Healthcare Directives
As debate over National Healthcare Reform heats up, I am seeing lots of rhetoric about “death panels”, about who decides when and how a person is allowed to die and how to address these critical issues. Without passing judgment on the current proposed healthcare reform, we all can, and should address, in our own personal lives the very important question of life sustaining medical care decisions at the end of our lives, or, in the event of our mental incapacity.
In Illinois, there are different tools available to us to address these decisions. First, a person can execute a “Living Will”. A Living Will does not dispose of any property but merely addresses the issue of whether a person’s physicians should administer or withhold life sustaining treatments in the event of a terminal condition. The Illinois Living Will Act (755 ILCS 35/1 et. seq.) addresses the purpose and requirements of a Living Will. Like a Last Will and Testament that disposes of property upon someone’s death, there are rigid requirements as to how a Living Will is to be executed and therefore, an Attorney should be consulted before attempting to prepare and execute such a document.
A second method to address the issue of terminal care decisions is through the use of a Power of Attorney for Healthcare (755 ILCS 45/4-1 et. seq.). Under this act, a person may execute a document giving a qualified agent the right to make certain decisions on behalf of the person signing the document. All decisions on healthcare, including the right to make life sustaining decisions may be delegated to an agent. The Power can extent beyond death to the right to make anatomical gifts, consent to an autopsy, or disposition of remains. The form set forth in the Statute can be modified to expand or curtail the “form language” for specific uses.
In the absence of a Living Will or Health Care Power of Attorney, a statute does address these critical issues. This statute is, known as the Health Care Surrogate Act (755 ILCS 40/1 et. seq.). This act can be used when a person does not have a Living Will, or an operative declaration under the Mental Health Treatment Preferences Declaration Act (THIS ACT IS NOT ADDRESSED IN THIS ARTICLE AND ANYONE INTERESTED IN SPECIFIC TREATMENT DECISIONS INVOLVING MENTAL HEALTH SHOULD CONSUL AN ATTORNEY WHO PRACTICES IN THE MENTAL HEALTH AREA), or an authorized agent under the Illinois Power of Attorney Act. The Act allows for certain persons to make health care decisions on behalf of a Minor or an adult patient who lacks decisional capacity. The Act itself sets forth, in an order of preference, who can act as the surrogate. It is important to note, that for same sex couples, a “life partner” is not specifically listed. If no person named in the statute is available, a court appointed guardian may become the surrogate. Although this statute can be used, often, there may not be a qualified surrogate under the act or, there may be several qualified surrogates who cannot agree as to what decision should be made. This can and does lead to legal disputes that end up in Court and can cost much money to litigate. Thus, it really is critical to have a Living Will and/or a Health Care Power of Attorney and especially important for same sex couples.

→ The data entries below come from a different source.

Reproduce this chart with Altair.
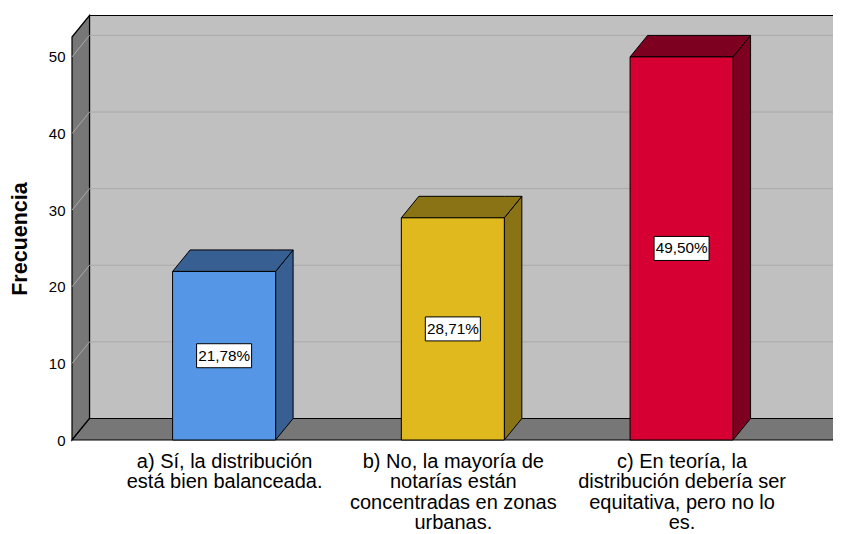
import json
import altair as alt
import pandas as pd

# ---------------- data ----------------
label_lines = [
    ["a) Sí, la distribución", "está bien balanceada."],
    ["b) No, la mayoría de", "notarías están", "concentradas en zonas", "urbanas."],
    ["c) En teoría, la", "distribución debería ser", "equitativa, pero no lo", "es."],
]
frequencies = [22, 29, 50]
percent_labels = ["21,78%", "28,71%", "49,50%"]
y_ticks = [0, 10, 20, 30, 40, 50]
grid_values = [10, 20, 30, 40, 50]

front_colors = ["#5597E6", "#E0B91E", "#D60032"]
side_colors = ["#385F91", "#8A7314", "#7E0021"]

# ---------------- geometry (styling constants) ----------------
W, H = 761, 403
YMAX = 52.6
XMIN, XMAX = -0.665, 2.662
px_x = W / (XMAX - XMIN)
px_y = H / YMAX
DX = 17.5 / px_x           # depth offset in x-units
DY = 21.5 / px_y           # depth offset in y-units
HALF = 51.5 / px_x         # half bar width in x-units

FONT = "Liberation Sans"

xs = alt.Scale(domain=[XMIN, XMAX], nice=False, zero=False)
ys = alt.Scale(domain=[0, YMAX], nice=False, zero=False)

# bar table
bars = pd.DataFrame({
    "i": list(range(len(frequencies))),
    "freq": frequencies,
    "pct": percent_labels,
    "front": front_colors,
    "side": side_colors,
})
bars["L"] = bars["i"] - HALF
bars["R"] = bars["i"] + HALF
bars["mid"] = bars["freq"] / 2

# top faces & side faces as areas
top_rows, side_rows = [], []
for _, b in bars.iterrows():
    v = b["freq"]
    for k, (x, y, y2) in enumerate([(b["L"], v, v), (b["L"] + DX, v + DY, v),
                                    (b["R"], v + DY, v), (b["R"] + DX, v + DY, v + DY)]):
        top_rows.append({"bar": b["i"], "k": k, "x": x, "y": y, "y2": y2, "c": b["side"]})
    for k, (x, y, y2) in enumerate([(b["R"], v, 0), (b["R"] + DX, v + DY, DY)]):
        side_rows.append({"bar": b["i"], "k": k, "x": x, "y": y, "y2": y2, "c": b["side"]})
top_df = pd.DataFrame(top_rows)
side_df = pd.DataFrame(side_rows)

# frame
wall_left = pd.DataFrame({"x": [XMIN, XMIN + DX], "y": [YMAX, YMAX + DY], "y2": [0, DY]})
floor = pd.DataFrame({"x": [XMIN, XMIN + DX, XMAX, XMAX + DX],
                      "y": [0, DY, DY, DY], "y2": [0, 0, 0, DY]})
back = pd.DataFrame({"x": [XMIN + DX], "x2": [XMAX + DX + 0.2], "y": [DY], "y2": [YMAX + DY]})
grid_rows = []
for t in grid_values:
    for k, (x, y) in enumerate([(XMIN, t), (XMIN + DX, t + DY), (XMAX + DX + 0.2, t + DY)]):
        grid_rows.append({"t": t, "k": k, "x": x, "y": y})
grid_df = pd.DataFrame(grid_rows)

# x axis label expression
expr = ""
for i, lines in enumerate(label_lines[:-1]):
    expr += f"datum.value == {i} ? {json.dumps(lines, ensure_ascii=False)} : "
expr += json.dumps(label_lines[-1], ensure_ascii=False)

X_AXIS = alt.Axis(values=[0, 1, 2], labelExpr=expr, title=None, grid=False, ticks=False,
                  domain=False, labelFontSize=20, labelLineHeight=20.6, labelPadding=11,
                  labelFont=FONT, labelColor="#000000", labelOverlap=False, labelLimit=0,
                  labelBound=False, labelFlush=False)
Y_AXIS = alt.Axis(values=y_ticks, title="Frecuencia", grid=False, ticks=False, domain=False,
                  labelFontSize=15, labelPadding=7, labelFont=FONT, labelColor="#000000",
                  titleFont=FONT, titleFontSize=21.5, titleFontWeight="bold", titleColor="#000000",
                  titlePadding=17)

back_layer = alt.Chart(back).mark_rect(fill="#C0C0C0", stroke="#000000", strokeWidth=1.2).encode(
    x=alt.X("x:Q", scale=xs, axis=X_AXIS),
    x2="x2:Q",
    y=alt.Y("y:Q", scale=ys, axis=Y_AXIS),
    y2="y2:Q",
)

left_layer = alt.Chart(wall_left).mark_area(fill="#777777", stroke="#000000", strokeWidth=1.2,
                                            interpolate="linear").encode(
    x=alt.X("x:Q", scale=xs), y=alt.Y("y:Q", scale=ys, stack=None), y2="y2:Q")

floor_layer = alt.Chart(floor).mark_area(fill="#777777", stroke="#000000", strokeWidth=1.2,
                                         interpolate="linear").encode(
    x=alt.X("x:Q", scale=xs), y=alt.Y("y:Q", scale=ys, stack=None), y2="y2:Q")

grid_layer = alt.Chart(grid_df).mark_line(color="#A9A9A9", strokeWidth=1).encode(
    x=alt.X("x:Q", scale=xs), y=alt.Y("y:Q", scale=ys), detail="t:N", order="k:Q")

side_layer = alt.Chart(side_df).mark_area(stroke="#000000", strokeWidth=1,
                                          interpolate="linear").encode(
    x=alt.X("x:Q", scale=xs), y=alt.Y("y:Q", scale=ys, stack=None), y2="y2:Q",
    fill=alt.Fill("c:N", scale=None), detail="bar:N")

top_layer = alt.Chart(top_df).mark_area(stroke="#000000", strokeWidth=1,
                                        interpolate="linear").encode(
    x=alt.X("x:Q", scale=xs), y=alt.Y("y:Q", scale=ys, stack=None), y2="y2:Q",
    fill=alt.Fill("c:N", scale=None), detail="bar:N")

front_layer = alt.Chart(bars).mark_rect(stroke="#000000", strokeWidth=1).encode(
    x=alt.X("L:Q", scale=xs), x2="R:Q",
    y=alt.Y("freq:Q", scale=ys), y2=alt.Y2(datum=0),
    fill=alt.Fill("front:N", scale=None))

box_layer = alt.Chart(bars).mark_rect(fill="#FFFFFF", stroke="#000000", strokeWidth=1,
                                      xOffset=-27.5, x2Offset=27.5, yOffset=-12, y2Offset=12).encode(
    x=alt.X("i:Q", scale=xs), x2="i:Q", y=alt.Y("mid:Q", scale=ys), y2="mid:Q")

text_layer = alt.Chart(bars).mark_text(font=FONT, fontSize=15.3, color="#000000",
                                       align="center", baseline="middle").encode(
    x=alt.X("i:Q", scale=xs), y=alt.Y("mid:Q", scale=ys), text="pct:N")

chart = alt.layer(back_layer, left_layer, floor_layer, grid_layer, side_layer, top_layer,
                  front_layer, box_layer, text_layer).properties(
    width=W, height=H,
    autosize=alt.AutoSizeParams(type="none"),
    padding={"left": 64, "top": 29, "right": 0, "bottom": 94},
    background="#FFFFFF",
).configure_view(stroke=None)

chart.save("out.html", embed_options={"renderer": "svg", "actions": False})
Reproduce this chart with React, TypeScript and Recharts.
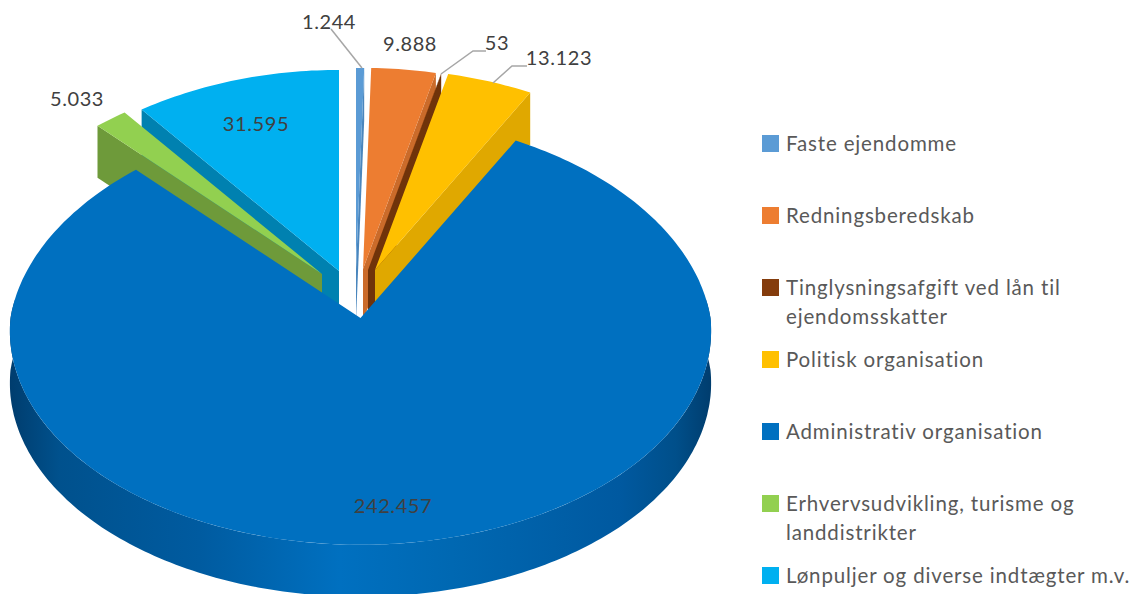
import { Legend, Pie, PieChart } from 'recharts';

const CATEGORIES = [
  'Faste ejendomme',
  'Redningsberedskab',
  'Tinglysningsafgift ved lån til ejendomsskatter',
  'Politisk organisation',
  'Administrativ organisation',
  'Erhvervsudvikling, turisme og landdistrikter',
  'Lønpuljer og diverse indtægter m.v.',
];
const VALUES = [1244, 9888, 53, 13123, 242457, 5033, 31595];
const COLORS = ['#5B9BD5', '#ED7D31', '#843C0C', '#FFC000', '#0070C0', '#92D050', '#00B0F0'];
const WALL_COLORS = ['#4A86BD', '#CB6B2A', '#70330A', '#E0A800', '#005A9E', '#6E9A3A', '#0081B0'];

// explosion of each slice on screen, the big one stays in place
const SHIFT_X = [-4.5, 2.5, 7.5, 14.5, 0, -38.5, -21.5];
const SHIFT_Y = [-49, -49, -48, -48, 0, -44, -47];

// back to front, Recharts would otherwise paint in data order
const DRAW_ORDER = [0, 1, 2, 3, 6, 5, 4];

// center x, baseline y, optional leader line
const LABELS: { x: number; y: number; line?: number[][] }[] = [
  { x: 329, y: 29, line: [[331, 29], [362, 68]] },
  { x: 410, y: 51 },
  { x: 497, y: 50, line: [[486, 51], [473, 51], [441, 74]] },
  { x: 559, y: 65, line: [[527, 66], [512, 66], [493, 83]] },
  { x: 393, y: 513 },
  { x: 77, y: 106 },
  { x: 256, y: 131 },
];

const FONT = 'Lato, sans-serif';
const CX = 360.5;
const CY = 318;
const RX = 350;
const TILT = 0.609;
const DEPTH = 52;

const pieData = CATEGORIES.map((name, i) => ({ name, value: VALUES[i], fill: COLORS[i] }));

// point on the rim, theta clockwise from 12 o'clock, with a bit of perspective
const rim = (theta: number, rx: number) => {
  const a = (theta * Math.PI) / 180;
  const u = Math.sin(a);
  const v = Math.cos(a);
  const wx = v > 0 ? 1 + 0.1 * v : 1 + 0.06 * v;
  const wy = 1 + 0.06 * v;
  return [(rx * u) / wx, (-rx * TILT * v) / wy];
};

const toPath = (pts: number[][]) =>
  'M' + pts.map((p) => `${p[0].toFixed(1)},${p[1].toFixed(1)}`).join('L') + 'Z';

const sliceShape = (layer: number) => (props: any) => {
  if (props.name !== CATEGORIES[layer] && props.payload?.name !== CATEGORIES[layer]) return null;
  const { cx, cy, outerRadius, startAngle, endAngle } = props;
  const t0 = 90 - startAngle;
  const t1 = 90 - endAngle;
  const ox = cx + SHIFT_X[layer];
  const oy = cy + SHIFT_Y[layer];
  const at = (t: number) => {
    const [x, y] = rim(t, outerRadius);
    return [ox + x, oy + y];
  };
  const down = (p: number[]) => [p[0], p[1] + DEPTH];

  const arc: number[][] = [];
  const steps = Math.max(2, Math.ceil(t1 - t0));
  for (let i = 0; i <= steps; i++) arc.push(at(t0 + ((t1 - t0) * i) / steps));
  const apex = [ox, oy];
  const top = toPath([apex, ...arc]);

  if (t1 - t0 > 180) {
    const front: number[][] = [];
    for (let t = 85; t <= 275; t++) front.push(at(t));
    return (
      <g>
        <defs>
          <linearGradient id="frontWall" gradientUnits="userSpaceOnUse" x1="10" x2="711" y1="0" y2="0">
            <stop offset="0" stopColor="#003D6E" />
            <stop offset="0.07" stopColor="#00518D" />
            <stop offset="0.27" stopColor="#005BA0" />
            <stop offset="0.47" stopColor="#0070C0" />
            <stop offset="0.63" stopColor="#0068B2" />
            <stop offset="0.87" stopColor="#0059A0" />
            <stop offset="0.95" stopColor="#004F8A" />
            <stop offset="1" stopColor="#003D6E" />
          </linearGradient>
        </defs>
        <path d={toPath([...front, ...front.slice().reverse().map(down)])} fill="url(#frontWall)" />
        <path d={top} fill={COLORS[layer]} />
      </g>
    );
  }

  // the cut face turned towards the viewer
  const edge = (t0 + t1) / 2 < 180 ? arc[arc.length - 1] : arc[0];
  return (
    <g>
      <path d={toPath([apex, edge, down(edge), down(apex)])} fill={WALL_COLORS[layer]} />
      <path d={top} fill={COLORS[layer]} />
    </g>
  );
};

const renderLabel = (props: any) => {
  const l = LABELS[props.index];
  return (
    <g key={props.index}>
      {l.line && (
        <polyline
          points={l.line.map((p) => p.join(',')).join(' ')}
          fill="none"
          stroke="#A6A6A6"
          strokeWidth={1.5}
        />
      )}
      <text
        x={l.x}
        y={l.y}
        textAnchor="middle"
        fontFamily={FONT}
        fontSize={20}
        letterSpacing={0.6}
        fill="#404040"
      >
        {VALUES[props.index].toLocaleString('da-DK')}
      </text>
    </g>
  );
};

const renderLegend = (props: any) => {
  const seen = new Set<string>();
  const rows = (props.payload ?? []).filter((e: any) => {
    if (seen.has(e.value)) return false;
    seen.add(e.value);
    return true;
  });
  return (
    <div style={{ fontFamily: FONT, fontSize: 20.5, letterSpacing: 0.85, lineHeight: '29px', color: '#595959' }}>
      {rows.map((e: any) => (
        <div key={e.value} style={{ height: 72, display: 'flex' }}>
          <span
            style={{ width: 17, height: 17, marginTop: 6, marginRight: 7, background: e.color, flex: 'none' }}
          />
          <span>{e.value}</span>
        </div>
      ))}
    </div>
  );
};

export default function App() {
  return (
    <div style={{ position: 'absolute', left: 0, top: 0, width: 1141, height: 594, overflow: 'hidden', background: '#fff' }}>
      <PieChart width={1141} height={660} margin={{ top: 0, right: 0, bottom: 0, left: 0 }}>
        {DRAW_ORDER.map((layer, i) => (
          <Pie
            key={layer}
            data={pieData}
            dataKey="value"
            nameKey="name"
            cx={CX}
            cy={CY}
            outerRadius={RX}
            startAngle={90}
            endAngle={-270}
            stroke="none"
            isAnimationActive={false}
            legendType={i === 0 ? 'square' : 'none'}
            shape={sliceShape(layer)}
            label={i === DRAW_ORDER.length - 1 ? renderLabel : false}
            labelLine={false}
          />
        ))}
        <Legend
          content={renderLegend}
          itemSorter={null}
          layout="vertical"
          wrapperStyle={{ position: 'absolute', left: 762, top: 129, width: 375 }}
        />
      </PieChart>
    </div>
  );
}
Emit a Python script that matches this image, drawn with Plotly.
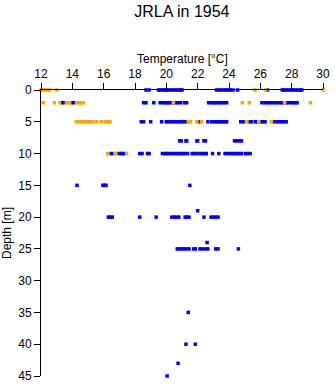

By addressing terminal care issues before one becomes incapacitated, you can avoid issues over who can make decisions, what decisions should be made and what the outcome of any decision should be. By addressing this critical issue now and in consultation with a legal professional, family fights, possible legal expenses for guardianship can be avoided and peace of mind, knowing that your own wishes will be carried out can be obtained.
BEFORE DECIDING WHICH OPTION IN ADDRESSING TERMINAL CARE IS BEST FOR YOU, CONSULT AN ATTORNEY.